Edouard MANET, Branche de pivoines blanches et sécateur, Orsay |
C’est justement le propre d’une revue que d’y faire, sous un
même sommaire, se côtoyer des auteurs accomplis ou toujours en recherche, d’horizons
différents, qu’un lecteur tant soit peu averti, peut reconnaître mais aussi
découvrir. Sauf exception, ces numéros de revue n’ont rien d’impérissable mais
ils se sont faits pour quelque temps l’asile, le toit, d’écritures qui voient là
dans un monde toujours peu enclin à les accueillir, la chaleur réconfortante
d’un peu de reconnaissance.
Ce n’est pas rien pour moi que de lire ainsi dans ce dernier
numéro de Contre-Allées, les textes ô toujours combien savoureux d’un
Jacques Darras que j’ai le grand bonheur de connaître d’amitié depuis bien des
années et de découvrir quelques pages plus loin les poèmes tout neufs habités
de tendre mélancolie d’Anne Brousseau qui édita il y a une petite quinzaine
d’années l’ouvrage par lequel je me suis enfin reconnu vrai poète. Ses courts
textes sur les divers modes d’apparaître du jardin, la façon dont elle en fait
l’espace de confidences simplement murmurées, le fait de la voir se révéler à
son tour en poète, me touchent plus que je ne saurais dire.
Comme me touchent aussi les Poèmes à deux voix de
Christian Degoutte que je n’ai croisé qu’une fois à Montreuil-sur-Mer dans une
soirée poétique un peu étriquée comme il y en a tant, mais dont m’a plu
l’aptitude qu’il a à tisser entre les merveilles modestes d’une nature dont il
se sent proche et les profondes réalités de notre humaine condition, des liens
qui ne soient pas de simple jeu.

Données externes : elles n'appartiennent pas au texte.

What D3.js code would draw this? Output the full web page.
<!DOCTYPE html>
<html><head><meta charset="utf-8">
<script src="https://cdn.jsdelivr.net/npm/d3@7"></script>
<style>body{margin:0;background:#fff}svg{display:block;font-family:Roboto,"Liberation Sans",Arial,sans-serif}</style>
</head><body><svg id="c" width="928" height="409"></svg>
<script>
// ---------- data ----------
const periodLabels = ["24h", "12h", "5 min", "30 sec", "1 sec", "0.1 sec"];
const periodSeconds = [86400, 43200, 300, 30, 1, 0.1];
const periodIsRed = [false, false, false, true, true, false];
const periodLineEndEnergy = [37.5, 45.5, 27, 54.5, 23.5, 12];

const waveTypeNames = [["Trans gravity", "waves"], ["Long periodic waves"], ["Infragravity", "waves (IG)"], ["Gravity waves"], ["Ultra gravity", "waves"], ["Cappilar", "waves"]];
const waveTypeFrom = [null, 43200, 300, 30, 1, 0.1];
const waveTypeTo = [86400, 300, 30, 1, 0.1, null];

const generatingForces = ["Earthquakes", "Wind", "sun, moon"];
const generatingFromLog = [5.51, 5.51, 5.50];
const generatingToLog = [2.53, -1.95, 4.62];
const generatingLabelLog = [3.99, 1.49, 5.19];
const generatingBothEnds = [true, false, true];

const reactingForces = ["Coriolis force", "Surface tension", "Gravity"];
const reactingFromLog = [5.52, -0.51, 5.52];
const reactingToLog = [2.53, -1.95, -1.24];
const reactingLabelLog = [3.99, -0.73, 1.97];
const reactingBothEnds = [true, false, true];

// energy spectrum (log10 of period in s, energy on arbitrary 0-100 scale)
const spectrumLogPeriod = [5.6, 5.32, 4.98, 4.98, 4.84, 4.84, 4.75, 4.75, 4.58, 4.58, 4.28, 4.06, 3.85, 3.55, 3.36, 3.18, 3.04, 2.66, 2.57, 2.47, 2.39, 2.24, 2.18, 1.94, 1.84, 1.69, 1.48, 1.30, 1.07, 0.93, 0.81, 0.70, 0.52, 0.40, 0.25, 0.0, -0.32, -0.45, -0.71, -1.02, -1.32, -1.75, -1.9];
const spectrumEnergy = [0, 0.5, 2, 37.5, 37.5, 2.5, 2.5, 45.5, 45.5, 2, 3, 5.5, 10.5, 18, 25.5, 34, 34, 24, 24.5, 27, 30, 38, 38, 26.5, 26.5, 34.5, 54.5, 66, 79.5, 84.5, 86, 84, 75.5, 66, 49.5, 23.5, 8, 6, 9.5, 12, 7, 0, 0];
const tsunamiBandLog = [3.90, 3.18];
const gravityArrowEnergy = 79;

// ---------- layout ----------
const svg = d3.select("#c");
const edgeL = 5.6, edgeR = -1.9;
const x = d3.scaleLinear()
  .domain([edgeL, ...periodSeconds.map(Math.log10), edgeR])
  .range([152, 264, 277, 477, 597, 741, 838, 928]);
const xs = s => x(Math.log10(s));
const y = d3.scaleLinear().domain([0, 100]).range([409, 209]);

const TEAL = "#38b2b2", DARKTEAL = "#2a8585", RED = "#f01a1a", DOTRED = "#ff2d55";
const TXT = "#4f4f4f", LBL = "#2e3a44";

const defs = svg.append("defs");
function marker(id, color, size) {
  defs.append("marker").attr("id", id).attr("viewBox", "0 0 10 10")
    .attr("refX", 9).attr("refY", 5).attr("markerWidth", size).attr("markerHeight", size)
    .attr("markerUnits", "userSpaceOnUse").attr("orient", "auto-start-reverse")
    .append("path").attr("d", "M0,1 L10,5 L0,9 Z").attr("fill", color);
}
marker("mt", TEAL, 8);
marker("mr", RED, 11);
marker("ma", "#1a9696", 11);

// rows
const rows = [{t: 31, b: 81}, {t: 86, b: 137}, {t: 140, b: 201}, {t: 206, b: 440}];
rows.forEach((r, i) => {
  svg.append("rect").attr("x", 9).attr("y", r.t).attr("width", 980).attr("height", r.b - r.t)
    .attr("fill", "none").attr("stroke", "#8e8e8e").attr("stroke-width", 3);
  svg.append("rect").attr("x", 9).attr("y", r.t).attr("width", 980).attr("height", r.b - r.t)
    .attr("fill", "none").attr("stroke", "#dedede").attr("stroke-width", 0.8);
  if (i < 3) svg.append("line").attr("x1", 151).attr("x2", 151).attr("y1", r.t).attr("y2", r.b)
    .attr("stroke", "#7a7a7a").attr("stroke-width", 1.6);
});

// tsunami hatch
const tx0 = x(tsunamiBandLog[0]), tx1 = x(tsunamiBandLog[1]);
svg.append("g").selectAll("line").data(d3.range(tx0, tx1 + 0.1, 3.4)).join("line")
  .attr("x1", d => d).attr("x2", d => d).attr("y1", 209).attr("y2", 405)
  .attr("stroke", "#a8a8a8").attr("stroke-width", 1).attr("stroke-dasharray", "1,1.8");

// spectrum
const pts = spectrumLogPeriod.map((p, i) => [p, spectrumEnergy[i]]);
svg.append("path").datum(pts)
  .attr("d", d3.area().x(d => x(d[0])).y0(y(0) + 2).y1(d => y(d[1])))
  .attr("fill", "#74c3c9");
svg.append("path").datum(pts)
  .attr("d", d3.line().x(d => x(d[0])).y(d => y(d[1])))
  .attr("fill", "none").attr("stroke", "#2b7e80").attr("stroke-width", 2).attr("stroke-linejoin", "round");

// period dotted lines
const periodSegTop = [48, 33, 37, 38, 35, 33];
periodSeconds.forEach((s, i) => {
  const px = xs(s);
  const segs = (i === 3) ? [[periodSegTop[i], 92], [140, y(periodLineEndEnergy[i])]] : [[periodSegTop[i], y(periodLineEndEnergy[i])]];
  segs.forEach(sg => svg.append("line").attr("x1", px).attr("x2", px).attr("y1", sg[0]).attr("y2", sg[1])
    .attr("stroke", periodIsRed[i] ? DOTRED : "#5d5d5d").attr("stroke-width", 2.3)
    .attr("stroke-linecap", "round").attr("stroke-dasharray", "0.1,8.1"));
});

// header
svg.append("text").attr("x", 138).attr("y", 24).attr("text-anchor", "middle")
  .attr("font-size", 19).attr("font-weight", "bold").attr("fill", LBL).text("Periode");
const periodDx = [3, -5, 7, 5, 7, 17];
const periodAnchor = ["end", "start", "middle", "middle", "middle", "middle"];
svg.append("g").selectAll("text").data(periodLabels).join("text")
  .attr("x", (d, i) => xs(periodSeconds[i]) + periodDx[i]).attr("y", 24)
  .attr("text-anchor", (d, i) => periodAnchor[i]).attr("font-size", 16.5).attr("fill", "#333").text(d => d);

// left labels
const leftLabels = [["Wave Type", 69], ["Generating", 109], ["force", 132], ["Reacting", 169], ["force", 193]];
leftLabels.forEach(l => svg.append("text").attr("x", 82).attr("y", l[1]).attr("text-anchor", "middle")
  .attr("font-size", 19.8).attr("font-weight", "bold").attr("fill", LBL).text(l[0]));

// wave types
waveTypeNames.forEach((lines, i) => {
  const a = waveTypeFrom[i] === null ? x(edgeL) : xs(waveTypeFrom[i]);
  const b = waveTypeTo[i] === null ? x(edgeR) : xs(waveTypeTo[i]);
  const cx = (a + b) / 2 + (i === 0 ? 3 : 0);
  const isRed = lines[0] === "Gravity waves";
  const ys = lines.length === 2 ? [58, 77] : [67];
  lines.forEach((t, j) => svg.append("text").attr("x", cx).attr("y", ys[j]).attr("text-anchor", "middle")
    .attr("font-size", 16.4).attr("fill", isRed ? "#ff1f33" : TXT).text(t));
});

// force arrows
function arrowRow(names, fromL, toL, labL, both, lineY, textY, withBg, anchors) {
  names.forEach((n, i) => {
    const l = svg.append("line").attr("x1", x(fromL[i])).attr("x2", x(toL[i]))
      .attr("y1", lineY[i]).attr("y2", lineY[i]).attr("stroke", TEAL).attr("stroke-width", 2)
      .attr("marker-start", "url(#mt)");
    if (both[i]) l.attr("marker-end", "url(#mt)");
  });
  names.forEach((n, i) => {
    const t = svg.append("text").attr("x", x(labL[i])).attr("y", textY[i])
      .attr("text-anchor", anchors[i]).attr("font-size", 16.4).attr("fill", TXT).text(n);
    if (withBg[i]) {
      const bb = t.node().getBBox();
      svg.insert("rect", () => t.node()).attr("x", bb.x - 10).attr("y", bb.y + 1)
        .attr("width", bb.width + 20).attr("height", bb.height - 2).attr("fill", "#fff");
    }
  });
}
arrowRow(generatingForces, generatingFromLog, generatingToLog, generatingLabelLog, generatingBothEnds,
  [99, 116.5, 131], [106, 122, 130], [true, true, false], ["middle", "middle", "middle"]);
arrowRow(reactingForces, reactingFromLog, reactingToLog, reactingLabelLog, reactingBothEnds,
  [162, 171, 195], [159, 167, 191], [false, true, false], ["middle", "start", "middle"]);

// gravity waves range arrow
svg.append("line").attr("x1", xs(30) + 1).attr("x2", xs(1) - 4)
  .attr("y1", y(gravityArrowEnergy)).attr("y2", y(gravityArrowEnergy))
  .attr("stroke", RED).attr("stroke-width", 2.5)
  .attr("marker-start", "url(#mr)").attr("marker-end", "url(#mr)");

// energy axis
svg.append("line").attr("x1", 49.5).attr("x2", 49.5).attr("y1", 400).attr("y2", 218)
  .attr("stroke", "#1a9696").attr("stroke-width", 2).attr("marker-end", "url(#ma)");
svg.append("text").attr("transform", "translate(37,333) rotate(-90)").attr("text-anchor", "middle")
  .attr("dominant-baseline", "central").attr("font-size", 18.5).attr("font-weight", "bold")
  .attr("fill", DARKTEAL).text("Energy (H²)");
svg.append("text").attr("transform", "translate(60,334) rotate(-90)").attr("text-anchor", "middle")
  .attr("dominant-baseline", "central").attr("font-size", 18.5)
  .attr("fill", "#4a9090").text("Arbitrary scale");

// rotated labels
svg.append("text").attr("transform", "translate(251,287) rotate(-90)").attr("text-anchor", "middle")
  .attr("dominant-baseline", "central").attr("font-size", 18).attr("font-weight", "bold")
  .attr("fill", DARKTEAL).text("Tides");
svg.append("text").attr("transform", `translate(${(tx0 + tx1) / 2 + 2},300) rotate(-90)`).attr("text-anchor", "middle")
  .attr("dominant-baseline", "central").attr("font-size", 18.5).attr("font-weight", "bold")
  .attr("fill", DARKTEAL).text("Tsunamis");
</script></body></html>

Pour paraître et briller.
Je ne dirai rien de
la discrète vibrance des empathiques poèmes de Maud Thiria qui vient de
m’envoyer son livre Blockhaus publié par Aencrages & Co, que je me
propose de lire attentivement avant d’en formuler plus largement mon sentiment.

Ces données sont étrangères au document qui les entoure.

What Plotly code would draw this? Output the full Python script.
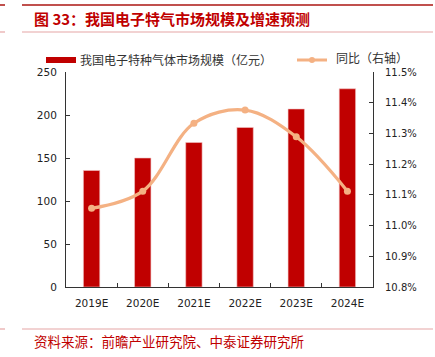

Ceux d’Isabelle Sancy et de Christine Bouchut que cette fois je ne connais
vraiment pas ne me semblent pas dénués de sensibilité ni, comme c’est le cas
naturellement des auteurs choisis par l’équipe de Contre-Allées, d’un
sentiment certain de la chose nature. Plus sec chez la seconde qui peut-être
aurait avantage à ne pas s’enfermer dans un vocabulaire à mon sens trop
générique. Plus large chez la première qui davantage joue des ressorts trop
souvent dédaignés de la ligne mélodique. Et bien sûr que j’aimerais pouvoir
être plus précis, plus attentif pour mieux parler de ce qui visiblement ici,
c’est-à-dire à l’intérieur de chacune de ces voix, a porté comme toujours de la
vie, de la vie éprouvée, vers son pendant hasardé de parole.
Puisse donc bien des voix plus autorisées que la mienne dire de leur côté tout le bien qu’elles pensent du numéro 41, de cette constante et bien fournie petite revue qui sans arrogance ni fanfaronnades et dans un bel esprit d’accueil, continue de porter haut son exigence de poésie.